The pair kept in touch as friends, and Brunton alleged that Takei offered to take him out for dinner and to the theater after Brunton broke up with an ex-boyfriend.

"He was very good at consoling me and understanding that I was upset and still in love with my boyfriend," Brunton said. "He was a great ear. He was very good about me spilling my heart on my sleeve."

Brunton said that he and Takei went back to the actor's condominium for a drink later that evening.

"We have the drink and he asks if I would like another," Brunton recalled. "And I said 'Sure.' So, I have the second one, and then all of a sudden, I begin feeling very disoriented and dizzy, and I thought I was going to pass out."

He added, "I said I need to sit down and he said sit over here and he had the giant yellow beanbag chair. So I sat down in that and leaned my head back and I must have passed out."

Brunton then detailed an alleged encounter that he said forced him to flee Takei's condo.

"The next thing I remember I was coming to and he had my pants down around my ankles and he was groping my crotch and trying to get my underwear off and feeling me up at the same time, trying to get his hands down my underwear," Brunton alleged.

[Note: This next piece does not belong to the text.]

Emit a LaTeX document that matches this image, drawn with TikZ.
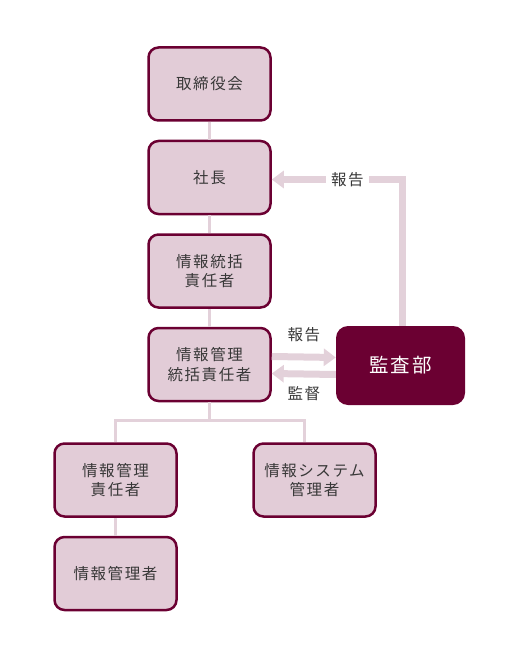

Brunton explained that he regained full consciousness and, shocked at the time, asked Takei what he thought he was doing.

"'I don't want to do this,'" Brunton allegedly told Takei, to which the "Star Trek" actor reportedly responded, "'You need to relax. I am just trying to make you comfortable. Get comfortable.'"

"I said, 'No. I don't want to do this.' And I pushed him off,'" Brunton recalled. "He said, 'OK, fine.' And I said I am going to go and he said, 'If you feel you must. You're in no condition to drive.' I said, 'I don't care I want to go.' So I managed to get my pants up and compose myself and I was just shocked. I walked out and went to my car until I felt well enough to drive home, and that was that."

Has Takei responded?

Takei's rep, Julia Buchwald, told the publication, "George is traveling in Japan and Australia and not reachable for comment."

Takei himself, however, has been outspoken against the Hollywood sexual assault allegations from the get-go.

Takei issued a direct statement condemning Kevin Spacey over similar allegations.

"When power is used in a non-consensual situation, it is a wrong," Takei told The Hollywood reporter in October. "For Anthony Rapp, he has had to live with the memory of this experience of decades ago. For Kevin Spacey, who claims not to remember the incident, he was the older, dominant one who had his way. Men who improperly harass or assault do not do so because they are gay or straight — that is a deflection. They do so because they have the power, and they chose to abuse it."